Ginger is my most favourite of the spices – even more so than nutmeg. I love it in stir-fries, biscuits, gingerbread, drinks….the list is endless – as are the flavour pairings. I rarely now make a Key Lime Pie or Lemon Cheesecake without adding ginger to the buttery biscuit base, or a sprig of mint to Schweppes Ginger Ale in the summer (with a squeeze of lime!). I have also added orange zest to ginger biscuits and cake in order to impart an immediate exoticism to the flavour. I am not a fan of every combination however; I do not for example, particularly like chocolate with ginger (I realise I am pretty much alone on this) and I also agree with Niki Segnit’s opinion on ginger with rhubarb. I find the spice overpowers its aromatic berry notes and can think of many other pairings infinitely more suitable to imparting sweetness and flavour (maple syrup and vanilla is especially rewarding).
I have kept ginger in all its forms – fresh, in a jar, tube, powdered, but now my preferred and most convenient form is frozen – thank you Waitrose (although there is nothing stopping you from mincing fresh ginger and freezing it yourself). I also still keep powdered (Bart’s is definitely worth paying more for) and candied ginger for baking (always left over after Christmas, very handily).
One of ginger’s closest friends, in my opinion, is fish, and specifically, oily fish. My aunt first introduced me to this. She makes a sublime side of salmon, infused with ginger and enrobed in delicate buttery shortcrust pastry shaped and decorated to resemble the fish itself. It sits proudly on the table, as if the centrepiece of a Regency feast, and is sublime with salad and jersey potatoes.
In homage to that dish (which I confess I am yet to have a crack at myself), and because I had four salmon steaks in need of eating, I decided to make a salmon en croute, which I often do, but this time flavoured with ginger. I also had some lemons which had seen better days, so used the zest to add some subtle citrus notes.
Normally, I would simply wrap the salmon in pastry, and bake, and they are fine, but to add an extra challenge, and because I was interested in whether it would make much of a difference, I decided to bake the bases first.
Ingredients – Serves 4
4 slim salmon steaks
750g butter puff pastry (I confess I last made puff pastry for my O’ level in 1985)
100g cream cheese
I heaped tsp minced ginger
Zest of one lemon
Salt & pepper
Egg for glazing
– Mix the cream cheese, ginger and lemon together with a pinch of salt and black pepper
– Roll out the pastry into a rectangle until 2mm thick
– This bit is quite tricky: Cut four rectangles, which your salmon steaks will fit in the centre of with a 2cm all round.

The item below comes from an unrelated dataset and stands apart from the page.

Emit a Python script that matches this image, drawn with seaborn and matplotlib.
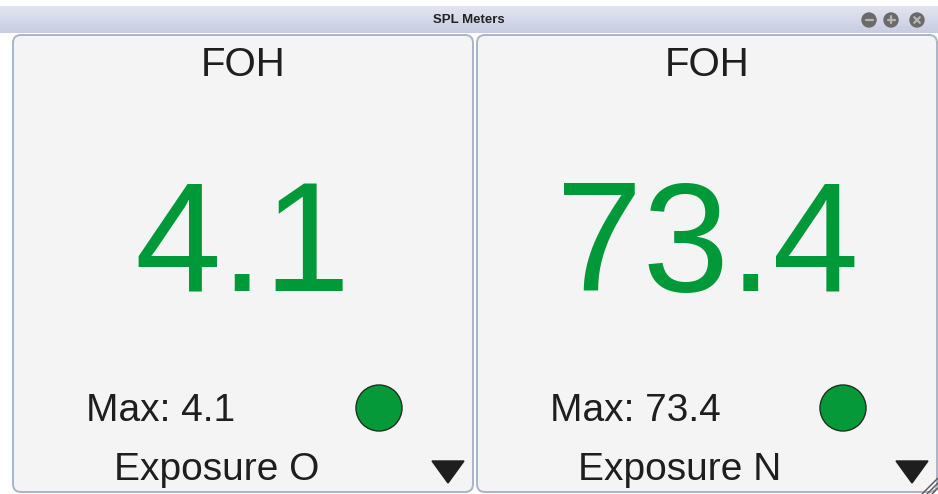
import numpy as np
import pandas as pd
import matplotlib.pyplot as plt
import seaborn as sns
from matplotlib.patches import FancyBboxPatch, Polygon, Circle


# =========================================================
# 0. Data
# =========================================================

window_title = "SPL Meters"
meter_names = ["FOH", "FOH"]
spl_levels = [4.1, 73.4]
max_levels = [4.1, 73.4]
exposure_labels = ["Exposure O", "Exposure N"]
meter_status = ["ok", "ok"]

STATUS_COLORS = {"ok": "#05993a"}
LEVEL_COLOR = "#00993a"
TEXT_COLOR = "#1e1e1e"
PANEL_FACE = "#f4f4f4"
PANEL_EDGE = "#a9b4c9"

# layout in pixels (figure is 938 x 494)
W, H = 938, 494
PANEL_LEFT = [13, 477]
PANEL_WIDTH = 460
PANEL_TOP = 35


# =========================================================
# 1. Figure setup
# =========================================================

sns.set_theme(style="white")
plt.rcParams["font.family"] = ["Liberation Sans", "DejaVu Sans"]

fig = plt.figure(figsize=(W / 100, H / 100), dpi=100)
fig.patch.set_facecolor("white")
ax = fig.add_axes([0, 0, 1, 1])
ax.set_xlim(0, W)
ax.set_ylim(H, 0)
ax.axis("off")

# title bar gradient
top_col = np.array([0.89, 0.90, 0.94])
bot_col = np.array([0.78, 0.80, 0.88])
t = np.linspace(0, 1, 40)[:, None, None]
grad = top_col * (1 - t) + bot_col * t
ax.imshow(grad, extent=(0, W, 33, 6), aspect="auto", origin="upper", zorder=0)
ax.text(W / 2, 20, window_title, ha="center", va="center",
        fontsize=9.5, fontweight="bold", color="#222222", zorder=3)

# window buttons
for bx, glyph in zip([869, 891, 917], ["-", "+", "x"]):
    ax.add_patch(Circle((bx, 20), 7, color="#6a6a6a", zorder=3))
    g = 3.5
    if glyph == "-":
        ax.plot([bx - g, bx + g], [20, 20], color="#b5b5b5", lw=1.6, zorder=4)
    elif glyph == "+":
        ax.plot([bx - g, bx + g], [20, 20], color="#b5b5b5", lw=1.6, zorder=4)
        ax.plot([bx, bx], [20 - g, 20 + g], color="#b5b5b5", lw=1.6, zorder=4)
    else:
        g = 2.8
        ax.plot([bx - g, bx + g], [20 - g, 20 + g], color="#b5b5b5", lw=1.6, zorder=4)
        ax.plot([bx - g, bx + g], [20 + g, 20 - g], color="#b5b5b5", lw=1.6, zorder=4)


# =========================================================
# 2. Meter panels
# =========================================================

for i, x0 in enumerate(PANEL_LEFT):
    cx = x0 + PANEL_WIDTH / 2
    ax.add_patch(FancyBboxPatch(
        (x0, PANEL_TOP), PANEL_WIDTH, 457,
        boxstyle="round,pad=0,rounding_size=8",
        facecolor=PANEL_FACE, edgecolor=PANEL_EDGE, lw=1.4, zorder=1
    ))

    ax.text(cx, 76, meter_names[i], ha="center", va="baseline",
            fontsize=29, color=TEXT_COLOR, zorder=3)
    ax.text(cx, 291, f"{spl_levels[i]:.1f}", ha="center", va="baseline",
            fontsize=112, color=LEVEL_COLOR, zorder=3)
    ax.text(x0 + 73, 421, f"Max: {max_levels[i]:.1f}", ha="left", va="baseline",
            fontsize=28, color=TEXT_COLOR, zorder=3)
    ax.text(x0 + 101, 480, exposure_labels[i], ha="left", va="baseline",
            fontsize=28, color=TEXT_COLOR, zorder=3)

    # dropdown arrow
    tx = x0 + 435
    ax.add_patch(Polygon([[tx - 16, 461], [tx + 16, 461], [tx, 483]],
                         closed=True, color="#1e1e1e", zorder=3))

# status indicators
ind = pd.DataFrame({
    "x": [x0 + 366 for x0 in PANEL_LEFT],
    "y": [408] * len(PANEL_LEFT),
    "status": meter_status,
})
sns.scatterplot(data=ind, x="x", y="y", hue="status", palette=STATUS_COLORS,
                s=1100, edgecolor="#1d3322", linewidth=1.0, legend=False,
                ax=ax, zorder=4)
ax.set_xlim(0, W)
ax.set_ylim(H, 0)
ax.axis("off")

# resize grip
for k in [6, 11, 16]:
    ax.plot([W - k, W], [H, H - k], color="#555555", lw=1.0, zorder=5)

fig.savefig("out.png", dpi=100)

– Cut another four rectangles 1cm wider all round and put in fridge
– Place a piece of baking parchment over the pastry and then a pan, or another heavy baking tray which will basically stop the pastry form rising (meille feuille are made this way)
– Bake in the oven for 10 mins, but check that they are nicely crisp and browned before taking them out)
– Cool slightly
– Strip the skin from the salmon by sliding a knife under the fish and away from you.
Place a salmon steak in the centre of each strip of pastry and divide the cream cheese mix over the top of each one. Be careful not to put too much on – you don’t want it leaking out. You can always warm any spare cream cheese with a spot of cream and serve as a sauce on the side.
– Place the larger pieces of pastry over the top and crimp.
– Glaze with egg and grind some salt and pepper over the top.
– Put two tiny slits at each end to allow some of the steam to escape.
– Bake for 25 minutes
I served this with some Charlotte potatoes (sadly Jerseys are a few months away) and garden peas. The bases were incidentally, extra crispy and definitely worth doing for a special dinner (but perhaps wasted on the kids!)